Potty Training: We could write a whole book on this subject, but we’ll try to keep it short and sweet. If your dog is not potty trained, you can use an exercise pen and puppy pads (indoors or out). Every few hours, you will need to place them in the pen until the deed is done. Be consistent. For more guidance, see our article on “How to Potty Train a Puppy.” While your dog may be full grown, their behavior is not, so the same rules apply to them as to puppies.

Leash Training: Leash training may seem fairly straightforward, but remember that adopting an abused dog means that your pet may be unused to being on any kind of lead. You will need to slowly introduce both the harness and the leash to them. Once your dog is comfortable with you (and no longer bites), start by putting the harness on each day. Once they are used to that process, add the leash and walk around the house or the yard with them. As they get more familiar with you and the leash, then you can venture out into the neighborhood for short walks. If your dog needs additional training, you can investigate classes at your local rec center, through the ASPCA, or find private lessons. Just remember that your abused dog will need to be socialized around other animals if it is a group class.

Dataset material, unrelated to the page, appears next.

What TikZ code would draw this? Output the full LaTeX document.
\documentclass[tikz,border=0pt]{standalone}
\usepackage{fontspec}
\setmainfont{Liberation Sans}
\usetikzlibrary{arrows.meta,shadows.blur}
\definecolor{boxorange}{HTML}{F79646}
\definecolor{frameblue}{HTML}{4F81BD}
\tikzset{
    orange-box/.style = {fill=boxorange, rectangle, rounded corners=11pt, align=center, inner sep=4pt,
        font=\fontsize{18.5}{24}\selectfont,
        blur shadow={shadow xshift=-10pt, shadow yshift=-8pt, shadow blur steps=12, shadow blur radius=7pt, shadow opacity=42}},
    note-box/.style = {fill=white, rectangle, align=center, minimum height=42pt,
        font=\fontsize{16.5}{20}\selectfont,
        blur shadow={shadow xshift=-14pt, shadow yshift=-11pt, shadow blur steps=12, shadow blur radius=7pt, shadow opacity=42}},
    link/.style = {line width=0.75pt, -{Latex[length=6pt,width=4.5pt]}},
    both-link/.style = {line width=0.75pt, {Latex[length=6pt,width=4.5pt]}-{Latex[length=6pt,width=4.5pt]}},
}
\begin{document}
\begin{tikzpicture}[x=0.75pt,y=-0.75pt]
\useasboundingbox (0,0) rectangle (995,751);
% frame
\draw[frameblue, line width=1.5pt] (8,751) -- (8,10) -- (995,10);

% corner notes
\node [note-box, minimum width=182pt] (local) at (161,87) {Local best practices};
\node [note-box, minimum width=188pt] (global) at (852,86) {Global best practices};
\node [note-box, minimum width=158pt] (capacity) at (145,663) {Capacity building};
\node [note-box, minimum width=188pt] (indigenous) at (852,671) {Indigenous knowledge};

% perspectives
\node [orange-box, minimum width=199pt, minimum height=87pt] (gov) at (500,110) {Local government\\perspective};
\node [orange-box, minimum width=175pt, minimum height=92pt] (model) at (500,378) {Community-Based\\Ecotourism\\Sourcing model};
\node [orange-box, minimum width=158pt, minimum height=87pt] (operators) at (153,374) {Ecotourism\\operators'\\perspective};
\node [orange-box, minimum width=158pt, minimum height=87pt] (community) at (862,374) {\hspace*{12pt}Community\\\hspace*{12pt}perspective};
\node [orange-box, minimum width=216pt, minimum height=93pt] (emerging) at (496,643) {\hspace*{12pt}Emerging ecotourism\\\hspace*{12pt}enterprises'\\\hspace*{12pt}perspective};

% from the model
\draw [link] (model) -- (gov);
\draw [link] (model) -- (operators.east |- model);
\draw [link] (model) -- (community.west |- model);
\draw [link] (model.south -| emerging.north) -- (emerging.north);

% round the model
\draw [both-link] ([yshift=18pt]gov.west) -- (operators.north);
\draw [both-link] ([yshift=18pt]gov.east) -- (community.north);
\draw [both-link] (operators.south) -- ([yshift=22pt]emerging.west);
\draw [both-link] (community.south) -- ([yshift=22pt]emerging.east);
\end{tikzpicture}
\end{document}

Barking: This is an annoying trait that you will want to nip in the bud as soon as you are comfortable doing so. There are a number of reasons that your dog barks excessively. It could be attention-seeking, compulsive, territorial or in response to certain sights or sounds. It’s best to determine why they are barking, which will in turn help you to eliminate the habit. Read our blog, “How to Get Your Dog to Stop Barking: & Training Tricks and Tips,” for methods that you can use to deter the barking.

All of these training regimens need to occur after your newly adopted dog has settled in and become comfortable with you and their routine. For the first few weeks you may get very little training done. It will be all about desensitizing them to their surrounding and building their confidence.

This will require a quieter household, lots of soothing tones, plenty of petting and love. Make sure you protect your pet from anything that is fearful to them. Introduce other pets and strangers slowly and for short periods of time. He or she will eventually adapt, albeit at a pace that is slower than you probably want. But remember that they have suffered months, if not years, of abuse. That will take some undoing.

We applaud you on your efforts to make the world a better place and provide a loving home for an animal in need. Adopting an abused dog requires special care, but the result is beyond worthwhile!